Lu Xun's casket being transferred

Legacy during Mao's rule

 

Shortly after Lu Xun's death, Mao Zedong called him "the saint of modern China", but used his legacy selectively to promote his own political goals. In 1942, he quoted Lu out of context to tell his audience to be "a willing ox" like Lu Xun was, but told writers and artists who believed in freedom of expression that, because CCP areas were already liberated, they did not need to be like Lu Xun. After the People's Republic of China was established in 1949, CCP literary theorists portrayed his work as orthodox examples of communist literature, yet every one of Lu's close disciples from the 1930s was purged. Mao admitted that, had Lu survived until the 1950s, he would "either have gone silent or gone to prison".
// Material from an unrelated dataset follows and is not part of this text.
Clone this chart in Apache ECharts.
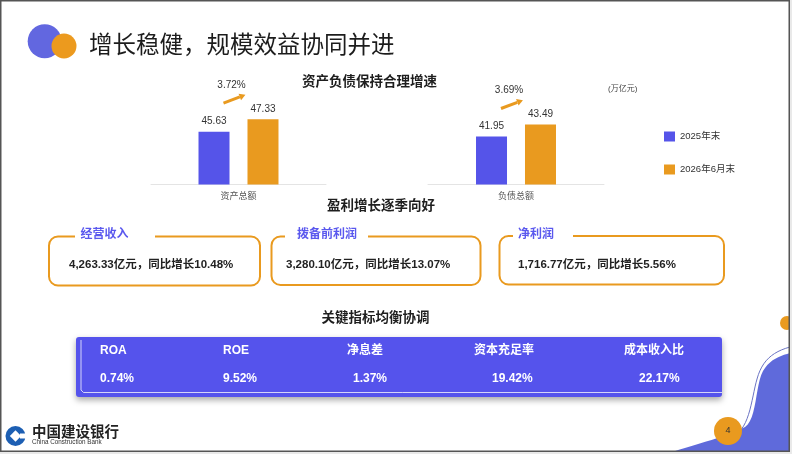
<!DOCTYPE html>
<html>
<head>
<meta charset="utf-8">
<script src="https://cdn.jsdelivr.net/npm/echarts@6/dist/echarts.min.js"></script>
<style>
  html, body { margin: 0; padding: 0; background: #e9e9e9; }
  #main { width: 792px; height: 454px; }
</style>
</head>
<body>
<div id="main"></div>
<script>
// 数据
var categories = ['资产总额', '负债总额'];
var values2025 = [45.63, 41.95];
var values2026 = [47.33, 43.49];
var growthRates = ['3.72%', '3.69%'];
var seriesNames = ['2025年末', '2026年6月末'];

var profitTitles = ['经营收入', '拨备前利润', '净利润'];
var profitTexts = ['4,263.33亿元，同比增长10.48%', '3,280.10亿元，同比增长13.07%', '1,716.77亿元，同比增长5.56%'];

var kpiNames = ['ROA', 'ROE', '净息差', '资本充足率', '成本收入比'];
var kpiValues = ['0.74%', '9.52%', '1.37%', '19.42%', '22.17%'];

// 布局
var FONT = "'Liberation Sans', 'Noto Sans CJK SC', sans-serif";
var BLUE = '#5554E9';
var ORANGE = '#E99A1F';
var boxes = [
  { x: 49, y: 236.5, w: 211, h: 49, gap: [75, 155], tx: 80.5, vx: 69 },
  { x: 271.5, y: 236.5, w: 209, h: 48.5, gap: [285, 368], tx: 297, vx: 286 },
  { x: 499.5, y: 236, w: 224.5, h: 48.5, gap: [513, 573], tx: 518, vx: 518 }
];
var kpiLabelX = [100, 223, 347, 474, 624];
var kpiValueX = [100, 223, 353, 492, 639];

var chart = echarts.init(document.getElementById('main'));

function barSeries(gi) {
  return [
    {
      name: seriesNames[0], type: 'bar', xAxisIndex: gi, yAxisIndex: gi,
      data: [values2025[gi]], barWidth: 31, barGap: '58%',
      itemStyle: { color: BLUE },
      label: { show: true, position: 'top', distance: 5, color: '#333', fontSize: 10, fontFamily: FONT }
    },
    {
      name: seriesNames[1], type: 'bar', xAxisIndex: gi, yAxisIndex: gi,
      data: [values2026[gi]], barWidth: 31, barGap: '58%',
      itemStyle: { color: ORANGE },
      label: { show: true, position: 'top', distance: 5, color: '#333', fontSize: 10, fontFamily: FONT }
    }
  ];
}

var option = {
  backgroundColor: '#fff',
  animation: false,
  textStyle: { fontFamily: FONT },
  legend: {
    data: seriesNames,
    orient: 'vertical',
    left: 659, top: 126.5,
    itemWidth: 11, itemHeight: 10, itemGap: 23,
    icon: 'rect',
    textStyle: { fontSize: 9.5, color: '#333', fontFamily: FONT }
  },
  grid: [
    { left: 151, width: 175, top: 110.5, height: 74 },
    { left: 428, width: 176, top: 106.5, height: 78 }
  ],
  xAxis: [0, 1].map(function (i) {
    return {
      type: 'category', gridIndex: i, data: [categories[i]],
      axisLine: { onZero: false, lineStyle: { color: '#e4e4e4' } },
      axisTick: { show: false },
      axisLabel: { color: '#555', fontSize: 9, margin: 8, fontFamily: FONT }
    };
  }),
  yAxis: [
    { type: 'value', gridIndex: 0, min: 38.5, max: 48.5, show: false, splitLine: { show: false } },
    { type: 'value', gridIndex: 1, min: 35.8, max: 45.8, show: false, splitLine: { show: false } }
  ],
  series: barSeries(0).concat(barSeries(1))
};
chart.setOption(option);

// 三次贝塞尔取点
function bez(p0, p1, p2, p3, n) {
  var pts = [];
  for (var k = 0; k <= n; k++) {
    var t = k / n, s = 1 - t;
    pts.push([
      s * s * s * p0[0] + 3 * s * s * t * p1[0] + 3 * s * t * t * p2[0] + t * t * t * p3[0],
      s * s * s * p0[1] + 3 * s * s * t * p1[1] + 3 * s * t * t * p2[1] + t * t * t * p3[1]
    ]);
  }
  return pts;
}

// 装饰与文字
var g = [];
// 主标题
g.push({ type: 'circle', shape: { cx: 44.7, cy: 41.3, r: 17 }, style: { fill: '#6267E0' } });
g.push({ type: 'circle', shape: { cx: 64, cy: 46, r: 12.5 }, style: { fill: '#EC9A1E' } });
g.push({ type: 'text', x: 89, y: 47, style: { text: '增长稳健，规模效益协同并进', fill: '#1c1c1c', font: 'normal 23.5px ' + FONT, textVerticalAlign: 'middle' } });

// 小标题
[['资产负债保持合理增速', 369.5, 82], ['盈利增长逐季向好', 381, 206.7], ['关键指标均衡协调', 375.5, 318]].forEach(function (t) {
  g.push({ type: 'text', x: t[1], y: t[2], style: { text: t[0], fill: '#1e1e1e', font: 'bold 13.5px ' + FONT, textAlign: 'center', textVerticalAlign: 'middle' } });
});
g.push({ type: 'text', x: 608, y: 89, style: { text: '(万亿元)', fill: '#444', font: '8px ' + FONT, textVerticalAlign: 'middle' } });

// 盈利卡片
boxes.forEach(function (b, i) {
  g.push({ type: 'rect', shape: { x: b.x, y: b.y, width: b.w, height: b.h, r: 9 }, style: { fill: '#fff', stroke: ORANGE, lineWidth: 2 } });
  g.push({ type: 'rect', shape: { x: b.gap[0], y: b.y - 4, width: b.gap[1] - b.gap[0], height: 8 }, style: { fill: '#fff' } });
  g.push({ type: 'text', x: b.tx, y: b.y - 1.5, style: { text: profitTitles[i], fill: '#5a58ee', font: 'bold 12px ' + FONT, textVerticalAlign: 'middle' } });
  g.push({ type: 'text', x: b.vx, y: b.y + 28.8, style: { text: profitTexts[i], fill: '#222', font: 'bold 11.5px ' + FONT, textVerticalAlign: 'middle' } });
});

// 关键指标面板
g.push({ type: 'rect', shape: { x: 76, y: 337, width: 646, height: 60, r: 3 }, style: { fill: '#5553EC', shadowBlur: 6, shadowOffsetY: 3, shadowColor: 'rgba(0,0,0,0.35)' } });
g.push({ type: 'polyline', shape: { points: [[81, 340], [81, 390], [83.5, 392.5], [722, 392.5]] }, style: { stroke: 'rgba(255,255,255,0.75)', lineWidth: 1, fill: null } });
kpiNames.forEach(function (n, i) {
  g.push({ type: 'text', x: kpiLabelX[i], y: 350.5, style: { text: n, fill: '#fff', font: 'bold 12px ' + FONT, textVerticalAlign: 'middle' } });
  g.push({ type: 'text', x: kpiValueX[i], y: 378.3, style: { text: kpiValues[i], fill: '#fff', font: 'bold 12px ' + FONT, textVerticalAlign: 'middle' } });
});

// 右下角装饰
var wave = bez([672, 452], [700, 443], [725, 437], [745, 427], 12)
  .concat(bez([745, 427], [757, 419], [755, 386], [763, 371], 12))
  .concat(bez([763, 371], [770, 359], [780, 356], [790, 353], 10));
wave.push([790, 452]);
g.push({ type: 'polygon', shape: { points: wave }, style: { fill: '#5F6ADB' } });
var thin = bez([736, 434], [750, 426], [752, 396], [757, 379], 14)
  .concat(bez([757, 379], [762, 361], [772, 352], [790, 347], 12));
g.push({ type: 'polyline', shape: { points: thin }, style: { stroke: '#6b74c4', lineWidth: 1, fill: null } });
g.push({ type: 'circle', shape: { cx: 728, cy: 431, r: 14 }, style: { fill: ORANGE } });
g.push({ type: 'text', x: 728, y: 431, style: { text: '4', fill: '#333', font: '9px ' + FONT, textAlign: 'center', textVerticalAlign: 'middle' } });
g.push({ type: 'circle', shape: { cx: 787, cy: 323, r: 7 }, style: { fill: ORANGE } });

// 建设银行标识
g.push({ type: 'circle', shape: { cx: 15.5, cy: 436, r: 10 }, style: { fill: '#1d5fb3' } });
g.push({ type: 'rect', x: 15.5, y: 436, rotation: Math.PI / 4, shape: { x: -4, y: -4, width: 8, height: 8 }, style: { fill: '#fff' } });
g.push({ type: 'rect', shape: { x: 20, y: 433.5, width: 7, height: 5 }, style: { fill: '#fff' } });
g.push({ type: 'text', x: 32, y: 433, style: { text: '中国建设银行', fill: '#222', font: 'bold 14.5px ' + FONT, textVerticalAlign: 'middle' } });
g.push({ type: 'text', x: 32, y: 442.5, style: { text: 'China Construction Bank', fill: '#333', font: '6.3px ' + FONT, textVerticalAlign: 'middle' } });

// 增长箭头，按柱子位置计算
categories.forEach(function (c, i) {
  var cx = chart.convertToPixel({ xAxisIndex: i }, c);
  var yTop = chart.convertToPixel({ yAxisIndex: i }, values2026[i]);
  var x1 = cx - 15, y1 = yTop - 16, x2 = cx + 6, y2 = yTop - 24;
  var dx = x2 - x1, dy = y2 - y1, len = Math.sqrt(dx * dx + dy * dy);
  var ux = dx / len, uy = dy / len;
  var bx = x2 - ux * 5, by = y2 - uy * 5;
  g.push({ type: 'line', shape: { x1: x1, y1: y1, x2: bx, y2: by }, style: { stroke: ORANGE, lineWidth: 3 } });
  g.push({ type: 'polygon', shape: { points: [[x2 + ux, y2 + uy], [bx - uy * 3.5, by + ux * 3.5], [bx + uy * 3.5, by - ux * 3.5]] }, style: { fill: ORANGE } });
  g.push({ type: 'text', x: cx - 7, y: yTop - 34, style: { text: growthRates[i], fill: '#333', font: '10px ' + FONT, textAlign: 'center', textVerticalAlign: 'middle' } });
});

// 外框
g.push({ type: 'rect', shape: { x: 790, y: 0, width: 2, height: 454 }, style: { fill: '#e9e9e9' } });
g.push({ type: 'rect', shape: { x: 0, y: 452, width: 792, height: 2 }, style: { fill: '#e9e9e9' } });
g.push({ type: 'rect', shape: { x: 0.75, y: 0.75, width: 788.5, height: 450.5 }, style: { fill: null, stroke: '#555', lineWidth: 1.5 }, z: 100 });

chart.setOption({ graphic: { elements: g } });
</script>
</body>
</html>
The Lu Xun museum in beijing

Party leaders depicted him as "drawing the blueprint of the communist future" and Mao Zedong defined him as the "chief commander of China's Cultural Revolution," although Lu did not join the party. During the 1920s and 1930s Lu Xun and his contemporaries often met informally for free-wheeling intellectual discussions, but after the founding of the People's Republic in 1949 the Party sought more control over intellectual life in China, and this type of intellectual independence was suppressed, often violently.
During the Cultural Revolution, the CCP both hailed Lu Xun as one of the fathers of communism in China, yet ironically suppressed the very intellectual culture and style of writing that he represented. Some of his essays and writings are now part of the primary school and middle school compulsory curriculum in China.

A charicature of Lu Xun

Influence on modern Chinese literature

 

Lu Xun's importance to modern Chinese literature lies in the fact that he contributed significantly to nearly every modern literary medium during his lifetime. He wrote in a clear lucid style, which was to influence many generations, in stories, prose poems and essays. Lu Xun's two short story collections, Nahan (Call to Arms) and Panghuang (Wandering), are often acclaimed as classics of modern Chinese literature. Lu Xun's translations were important at a time when foreign literature was seldom read, and his literary criticisms remain acute and persuasively argued.

Lu Xun's statue

Overseas recognition

 

The work of Lu Xun has also received attention outside China. In 1986, Fredric Jameson cited "Diary of a Madman" as the "supreme example" of the "national allegory" form that all Third World literature takes. Gloria Davies compares Lu Xun to Nietzsche, saying that both were "trapped in the construction of a modernity which is fundamentally problematic". According to Leonardo Vittorio Arena, Lu Xun cultivated an ambiguous standpoint towards Nietzsche, a mixture of attraction and repulsion, the latter because of Nietzsche's excesses in style and content. A major literature prize in China, the Lu Xun Literary Prize is named after him, Asteroid (233547) 2007 JR27 was named after him, A crater on Mercury is named after him.